** START OF MATERIAL **

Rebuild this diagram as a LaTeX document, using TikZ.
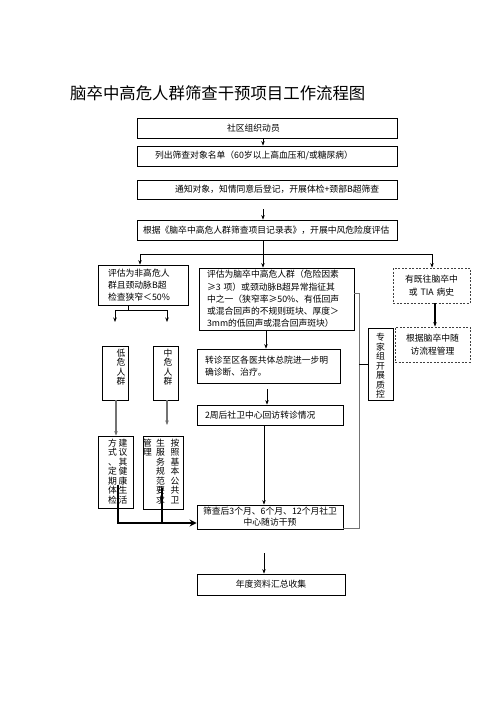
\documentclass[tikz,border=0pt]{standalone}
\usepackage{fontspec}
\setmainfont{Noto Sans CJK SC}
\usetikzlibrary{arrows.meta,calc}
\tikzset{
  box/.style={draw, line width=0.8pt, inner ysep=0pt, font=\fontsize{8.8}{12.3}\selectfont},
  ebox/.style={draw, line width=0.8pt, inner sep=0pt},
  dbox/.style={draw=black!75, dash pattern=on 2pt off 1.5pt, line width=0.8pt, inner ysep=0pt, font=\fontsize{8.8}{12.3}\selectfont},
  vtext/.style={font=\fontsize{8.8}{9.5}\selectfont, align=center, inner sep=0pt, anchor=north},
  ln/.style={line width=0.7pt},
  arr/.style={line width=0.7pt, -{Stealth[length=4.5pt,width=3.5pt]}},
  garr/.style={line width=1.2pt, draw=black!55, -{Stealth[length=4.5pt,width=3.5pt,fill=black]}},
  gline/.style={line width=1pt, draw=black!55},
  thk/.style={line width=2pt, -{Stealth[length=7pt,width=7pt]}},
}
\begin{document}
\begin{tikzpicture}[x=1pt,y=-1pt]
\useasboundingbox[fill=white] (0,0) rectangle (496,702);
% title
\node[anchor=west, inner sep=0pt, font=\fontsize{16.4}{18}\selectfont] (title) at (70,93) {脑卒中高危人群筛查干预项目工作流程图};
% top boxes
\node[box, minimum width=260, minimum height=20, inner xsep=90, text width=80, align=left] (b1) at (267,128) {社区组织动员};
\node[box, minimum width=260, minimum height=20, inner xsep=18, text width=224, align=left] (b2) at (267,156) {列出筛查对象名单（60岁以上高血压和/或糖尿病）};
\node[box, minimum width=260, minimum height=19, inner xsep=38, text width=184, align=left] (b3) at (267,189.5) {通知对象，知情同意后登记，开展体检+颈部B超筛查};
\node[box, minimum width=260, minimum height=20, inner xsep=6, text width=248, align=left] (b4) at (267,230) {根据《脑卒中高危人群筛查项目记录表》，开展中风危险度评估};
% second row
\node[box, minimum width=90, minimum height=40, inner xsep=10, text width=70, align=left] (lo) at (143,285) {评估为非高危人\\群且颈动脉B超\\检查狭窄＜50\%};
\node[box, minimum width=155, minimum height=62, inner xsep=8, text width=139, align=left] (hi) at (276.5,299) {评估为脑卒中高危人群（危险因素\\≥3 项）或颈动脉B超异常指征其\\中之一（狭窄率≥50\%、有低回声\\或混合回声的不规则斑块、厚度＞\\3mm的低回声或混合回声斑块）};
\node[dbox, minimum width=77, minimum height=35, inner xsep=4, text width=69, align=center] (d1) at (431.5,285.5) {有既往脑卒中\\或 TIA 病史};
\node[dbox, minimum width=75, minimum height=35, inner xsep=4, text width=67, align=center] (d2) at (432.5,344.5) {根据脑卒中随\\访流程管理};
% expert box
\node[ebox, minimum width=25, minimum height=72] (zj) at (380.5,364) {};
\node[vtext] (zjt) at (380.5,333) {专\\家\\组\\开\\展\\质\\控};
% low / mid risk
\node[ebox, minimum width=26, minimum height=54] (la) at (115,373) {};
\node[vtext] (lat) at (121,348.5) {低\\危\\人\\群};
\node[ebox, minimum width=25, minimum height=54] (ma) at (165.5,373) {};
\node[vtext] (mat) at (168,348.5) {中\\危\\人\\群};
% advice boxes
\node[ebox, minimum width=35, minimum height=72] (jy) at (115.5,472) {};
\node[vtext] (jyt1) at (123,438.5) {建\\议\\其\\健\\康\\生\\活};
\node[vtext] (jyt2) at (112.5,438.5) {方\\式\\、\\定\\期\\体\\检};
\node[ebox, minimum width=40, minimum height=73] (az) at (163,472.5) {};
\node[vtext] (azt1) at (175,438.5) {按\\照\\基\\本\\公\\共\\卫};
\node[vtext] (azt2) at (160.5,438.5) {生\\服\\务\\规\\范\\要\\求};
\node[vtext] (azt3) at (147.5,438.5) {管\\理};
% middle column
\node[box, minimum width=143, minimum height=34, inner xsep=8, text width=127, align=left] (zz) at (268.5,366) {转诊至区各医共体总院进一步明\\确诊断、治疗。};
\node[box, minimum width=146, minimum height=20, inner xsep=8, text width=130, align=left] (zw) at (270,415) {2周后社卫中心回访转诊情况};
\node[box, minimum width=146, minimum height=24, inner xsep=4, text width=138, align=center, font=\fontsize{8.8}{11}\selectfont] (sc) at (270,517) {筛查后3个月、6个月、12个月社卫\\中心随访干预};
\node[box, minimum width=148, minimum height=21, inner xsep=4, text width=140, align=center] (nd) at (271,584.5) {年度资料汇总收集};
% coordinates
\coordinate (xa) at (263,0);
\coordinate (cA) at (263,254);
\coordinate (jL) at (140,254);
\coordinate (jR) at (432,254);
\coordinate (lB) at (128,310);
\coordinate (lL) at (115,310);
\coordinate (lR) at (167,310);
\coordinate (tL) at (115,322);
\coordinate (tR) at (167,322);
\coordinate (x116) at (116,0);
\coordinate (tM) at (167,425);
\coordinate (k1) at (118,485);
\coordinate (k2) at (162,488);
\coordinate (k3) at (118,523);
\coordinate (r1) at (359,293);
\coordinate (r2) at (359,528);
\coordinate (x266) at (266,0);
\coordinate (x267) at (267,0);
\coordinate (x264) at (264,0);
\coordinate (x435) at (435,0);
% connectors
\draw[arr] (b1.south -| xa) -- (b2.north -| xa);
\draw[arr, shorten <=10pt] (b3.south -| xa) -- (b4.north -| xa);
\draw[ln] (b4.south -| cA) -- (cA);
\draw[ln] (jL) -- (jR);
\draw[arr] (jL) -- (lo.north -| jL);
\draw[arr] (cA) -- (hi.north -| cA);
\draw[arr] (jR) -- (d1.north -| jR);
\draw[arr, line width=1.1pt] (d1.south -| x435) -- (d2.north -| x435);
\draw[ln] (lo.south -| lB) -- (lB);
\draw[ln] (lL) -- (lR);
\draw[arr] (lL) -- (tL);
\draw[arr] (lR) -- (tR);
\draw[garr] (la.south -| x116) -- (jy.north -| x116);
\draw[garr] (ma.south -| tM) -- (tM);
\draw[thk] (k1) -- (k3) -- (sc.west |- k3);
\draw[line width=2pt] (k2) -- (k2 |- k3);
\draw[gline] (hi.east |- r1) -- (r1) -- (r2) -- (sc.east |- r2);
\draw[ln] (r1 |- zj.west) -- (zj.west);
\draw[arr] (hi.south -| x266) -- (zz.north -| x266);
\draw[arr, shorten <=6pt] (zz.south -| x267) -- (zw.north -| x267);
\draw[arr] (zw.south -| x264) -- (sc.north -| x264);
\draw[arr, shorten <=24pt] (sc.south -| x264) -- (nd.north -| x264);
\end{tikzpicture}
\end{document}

** END OF MATERIAL **
** START OF MATERIAL **

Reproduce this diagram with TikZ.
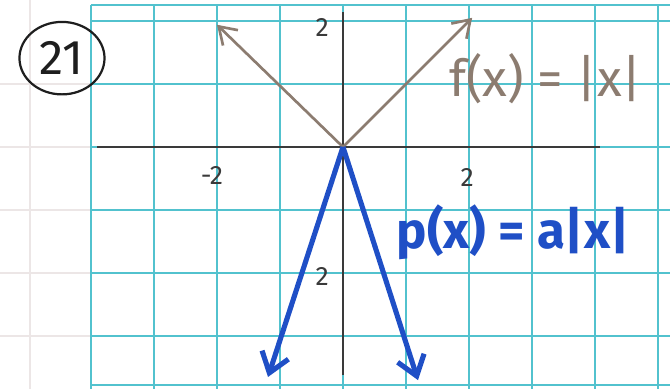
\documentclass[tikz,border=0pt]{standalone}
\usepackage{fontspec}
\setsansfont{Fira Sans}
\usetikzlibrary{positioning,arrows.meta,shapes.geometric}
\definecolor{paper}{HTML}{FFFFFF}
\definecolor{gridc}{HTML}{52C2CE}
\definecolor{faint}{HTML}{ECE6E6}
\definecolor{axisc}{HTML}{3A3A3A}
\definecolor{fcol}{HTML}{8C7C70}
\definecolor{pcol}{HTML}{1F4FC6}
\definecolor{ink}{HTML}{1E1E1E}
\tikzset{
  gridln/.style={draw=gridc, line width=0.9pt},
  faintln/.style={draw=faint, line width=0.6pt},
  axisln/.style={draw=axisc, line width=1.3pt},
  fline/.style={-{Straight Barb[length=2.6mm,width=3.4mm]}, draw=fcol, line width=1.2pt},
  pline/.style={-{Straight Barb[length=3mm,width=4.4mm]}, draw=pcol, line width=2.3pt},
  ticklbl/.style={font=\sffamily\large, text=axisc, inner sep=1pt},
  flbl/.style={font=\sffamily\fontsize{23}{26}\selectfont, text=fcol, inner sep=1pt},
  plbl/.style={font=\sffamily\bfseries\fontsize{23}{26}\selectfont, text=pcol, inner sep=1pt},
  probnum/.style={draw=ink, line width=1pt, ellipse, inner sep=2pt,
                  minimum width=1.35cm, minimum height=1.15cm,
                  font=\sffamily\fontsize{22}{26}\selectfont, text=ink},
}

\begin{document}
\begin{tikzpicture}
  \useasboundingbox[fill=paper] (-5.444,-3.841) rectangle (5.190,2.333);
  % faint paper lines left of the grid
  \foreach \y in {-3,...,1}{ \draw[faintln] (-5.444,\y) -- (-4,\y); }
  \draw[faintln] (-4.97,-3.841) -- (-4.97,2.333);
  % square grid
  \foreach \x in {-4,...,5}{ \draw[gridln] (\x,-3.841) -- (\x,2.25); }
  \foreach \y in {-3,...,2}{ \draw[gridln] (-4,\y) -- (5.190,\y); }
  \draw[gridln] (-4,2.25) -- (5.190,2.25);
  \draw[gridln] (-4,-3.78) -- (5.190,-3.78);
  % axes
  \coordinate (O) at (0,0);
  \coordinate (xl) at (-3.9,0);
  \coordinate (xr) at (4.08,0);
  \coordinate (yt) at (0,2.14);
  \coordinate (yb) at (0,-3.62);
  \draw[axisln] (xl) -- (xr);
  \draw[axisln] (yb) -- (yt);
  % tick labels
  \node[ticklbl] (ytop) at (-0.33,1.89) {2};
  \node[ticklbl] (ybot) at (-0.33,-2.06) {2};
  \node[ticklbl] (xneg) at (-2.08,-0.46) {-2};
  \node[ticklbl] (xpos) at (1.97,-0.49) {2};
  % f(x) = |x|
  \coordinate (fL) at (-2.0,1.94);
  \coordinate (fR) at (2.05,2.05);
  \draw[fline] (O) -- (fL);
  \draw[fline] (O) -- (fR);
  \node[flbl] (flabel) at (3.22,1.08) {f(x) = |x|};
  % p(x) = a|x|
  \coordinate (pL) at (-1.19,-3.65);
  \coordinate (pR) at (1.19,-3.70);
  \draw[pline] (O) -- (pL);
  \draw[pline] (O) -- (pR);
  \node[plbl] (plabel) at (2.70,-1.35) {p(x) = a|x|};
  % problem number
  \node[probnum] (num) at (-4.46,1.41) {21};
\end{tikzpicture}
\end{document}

** END OF MATERIAL **

INSTRUCTIONS TO FOLLOW: Make a list of all lines in the data that contain "diagram".

RESPONSE:
Rebuild this diagram as a LaTeX document, using TikZ.
Reproduce this diagram with TikZ.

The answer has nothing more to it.